Aproximou-se do reflexo e tentou tocar-se, ignorando todas as leis da física e da lógica universal. Por qualquer razão ela sentia que o momento era superior a tudo o que era lógico e racional, a magia pairava naquele reflexo feito retrato da sua infância. Ao toque seguiu-se um vazio que a transportou à criança em si.
Era 1988, 24 de Dezembro, a noite era fria, como uma palavra dita sem eco. A mesa estava posta, pratos de fina porcelana e copos Cabernet brilhavam à luz de velas vermelhas, sobre uma toalha coberta de frutos secos e doces de época. Respirava-se Natal. A mãe cobria a azáfama com a sua diligência, “Está na hora”, dizia. Os presentes amontoavam-se metodicamente por baixo do nome de cada um. No seu volume de graças reparou num embrulho em particular, o entusiasmo infantil era difícil de controlar perante a dimensão do mesmo, era como que a antevisão de algo grandioso, algo mágico, algo capaz de apagar da mente de uma criança preocupações de adultos.
Não demorou muito até chegar a sua vez, era a segunda pessoa mais nova presente, e a tradição mandava que a árdua tarefa de revelar os anseios de uma época fossem feitos de forma crescente. Rapidamente a ânsia que morava no interior mascarada de esperança por objectos de desejo deu lugar à excitação da revelação. Deixou o presente que lhe aguçara a atenção para último, como que reservando a si não só prazer da descoberta como a vitória de um duelo entre a ignorância e a esperança por um objecto de valor.

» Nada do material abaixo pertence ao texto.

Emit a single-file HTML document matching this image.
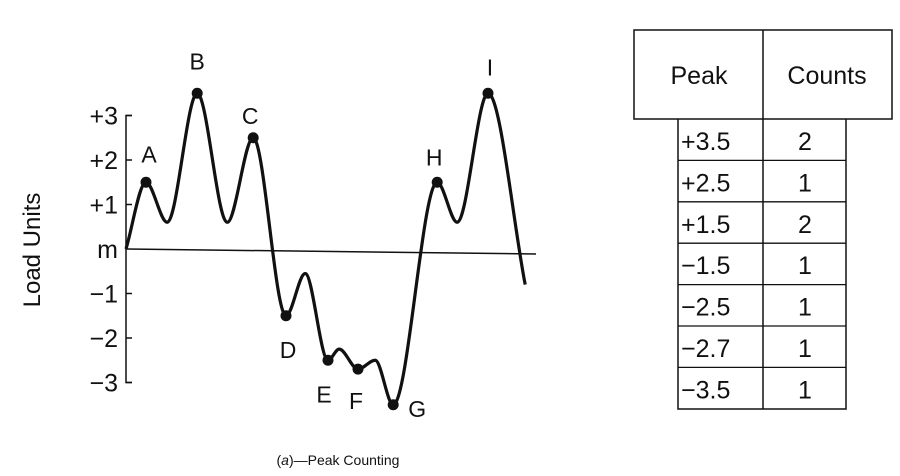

Embrulhada estava uma guitarra-piano elétrica, vermelha, perfeita. A criança nela exultou. Ia, finalmente, poder acompanhar o pai nas suas sessões de música noturnas. Ia, finalmente, poder ser como o pai.
Na guitarra existia, para além dos elementos expectáveis da mesma, um botão com uma versão demo para ajudar a treinar dedos não educados. Ela premiu o botão e da guitarra soou uma versão instrumental da música “Last Christmas”, dos Wham, por razões que não soube explicar abraçou o instrumento como se um companheiro fosse, e deixou que a música a embalasse no sonho que o Natal sempre prometia. Olhou em volta e viu a mãe a sorrir e o pai orgulhoso. A mulher dentro da criança quis permanecer ali, naquele momento, para sempre. Onde a mãe sorria e o pai a olhava enquanto ela abraçava uma ideia. Afastou a guitarra de si e no vermelho vivo viu o seu reflexo, uma jovem mulher, de ombros curvados e abraçada a si por conta da intempérie. Fechou os olhos e gravou o momento, sabia sem perceber que a viagem terminara. Quando os abriu novamente estava de regresso à rua de onde partira, em frente a uma montra que agora reflectia somente a sua presença.

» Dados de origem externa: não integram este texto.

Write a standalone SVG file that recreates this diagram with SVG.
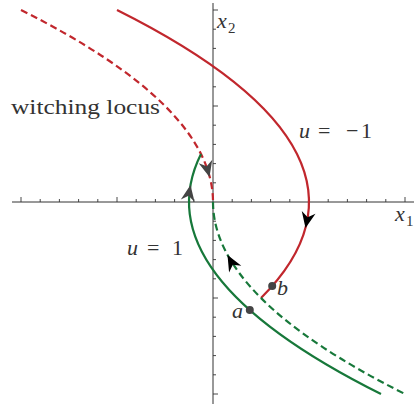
<svg xmlns="http://www.w3.org/2000/svg" width="414" height="404" viewBox="0 0 414 404">
<style>
.ax{stroke:#333;stroke-width:1;fill:none}
.tk{stroke:#333;stroke-width:0.9}
.red{stroke:#c1272d;stroke-width:2.2;fill:none}
.grn{stroke:#17783a;stroke-width:2.2;fill:none}
.dash{stroke-dasharray:7 4}
.lbl{font-size:22px;fill:#333}
.it{font-style:italic}
.sub{font-size:15px}
.dot{fill:#444}
</style>
<defs>
<path id="ah" d="M0,0 L-16,-7 L-11,0 L-16,7 Z"/>
</defs>
<rect width="414" height="404" fill="#fff"/>
<g id="axes">
<line class="ax" x1="12" y1="202" x2="414" y2="202"/>
<line class="ax" x1="213" y1="3" x2="213" y2="404"/>
<g class="tk">
<path d="M21,202v-5M40.2,202v-3M59.4,202v-3M78.6,202v-3M97.8,202v-3M117,202v-5M136.2,202v-3M155.4,202v-3M174.6,202v-3M193.8,202v-3M232.2,202v-3M251.4,202v-3M270.6,202v-3M289.8,202v-3M309,202v-5M328.2,202v-3M347.4,202v-3M366.6,202v-3M385.8,202v-3M405,202v-5"/>
<path d="M213,10h5M213,29.2h3M213,48.4h3M213,67.6h3M213,86.8h3M213,106h5M213,125.2h3M213,144.4h3M213,163.6h3M213,182.8h3M213,221.2h3M213,240.4h3M213,259.6h3M213,278.8h3M213,298h5M213,317.2h3M213,336.4h3M213,355.6h3M213,374.8h3M213,394h5"/>
</g>
</g>
<g id="connectors">
<path id="red-solid" class="red" d="M117,10 Q405,154 261,298"/>
<path id="red-dashed" class="red dash" d="M21,10 Q213,106 213,202"/>
<path id="green-dashed" class="grn dash" d="M213,202 Q213,298 405,394"/>
<path id="green-solid" class="grn" d="M381,394 Q141,274 201,154"/>
<use href="#ah" fill="#000" transform="translate(305.5,228) rotate(101.3)"/>
<use href="#ah" fill="#444" transform="translate(209.5,177) rotate(75.4)"/>
<use href="#ah" fill="#444" transform="translate(190.5,185) rotate(-80)"/>
<use href="#ah" fill="#000" transform="translate(227.5,255) rotate(-118.8)"/>
</g>
<g font-family="Liberation Serif, DejaVu Serif, serif">
<g id="point-a">
<circle class="dot" cx="249.8" cy="310" r="4"/>
<text class="lbl it" x="232" y="318">a</text>
</g>
<g id="point-b">
<circle class="dot" cx="272.2" cy="286" r="4"/>
<text class="lbl it" x="277" y="295">b</text>
</g>
<g id="labels">
<text class="lbl" x="11" y="114" textLength="149" lengthAdjust="spacingAndGlyphs">witching locus</text>
<text class="lbl it" x="299" y="138">u</text>
<text class="lbl" x="318" y="138">=</text>
<text class="lbl" x="346" y="138">−</text>
<text class="lbl" x="361" y="138">1</text>
<text class="lbl it" x="127" y="255">u</text>
<text class="lbl" x="147" y="255">=</text>
<text class="lbl" x="172" y="255">1</text>
<text class="lbl it" x="217" y="28">x</text>
<text class="lbl sub" x="228" y="33">2</text>
<text class="lbl it" x="395" y="221">x</text>
<text class="lbl sub" x="406" y="226">1</text>
</g>
</g>
</svg>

Respirou fundo e apertou-se ainda mais, como se ao frio se tivesse juntado a perda, mas, enquanto uma lágrima prometida escorria pela sua face, e uma catarse se manifestasse naquele lugar, compreendeu o sentido do evento.
Mais do que uma troca de presentes, mais do que uma reunião de família e amigos, mais do que uma celebração religiosa, o Natal era a celebração das memórias que o tempo oferecia com o selo da infinidade.
Com esta revelação, abriu um sorriso, e seguiu para casa iluminada e preparada para um novo Natal, com a imagem da mãe a sorrir e o pai a olhar com orgulho.
PAS
Feliz Natal a todos os presentes e ausentes. Que este dia vos traga acima de tudo sorrisos e novas recordações para este álbum de nome vida.
10 anos de amor
10 anos de ciúme
10 anos de conversas
10 anos de discussões
10 anos de abraços, carícias
10 anos de frio, sem calor
10 anos de gargalhadas
10 anos de mágoas
10 anos de devoção
10 anos de dedicação
10 anos de olhares trocados à margem do tempo, porque fomos nós que o criámos. E por cada olhar trocado vincamos a nossa história imperfeita com credo na perfeição. Somos um desde sempre, com 10 anos de razão.
PAS
Nos dias que correm a vida tem-se apresentado sucessivamente como um tabuleiro de xadrez. O passeio pelas brancas parece-me claro, etéreo, sem vestígios de dramas, um quadro perfeito da vida na terra sem o erro. No entanto estou forçada a deslocar-me pelo caminho negro, com o objectivo impossível de matar uma rainha inexistente, e com o mais que destino de vir a ser comida por um cavalo qualquer, que vive a vida sem pretensões de ser bem sucedido. Aguardo novo jogo, e novos dias.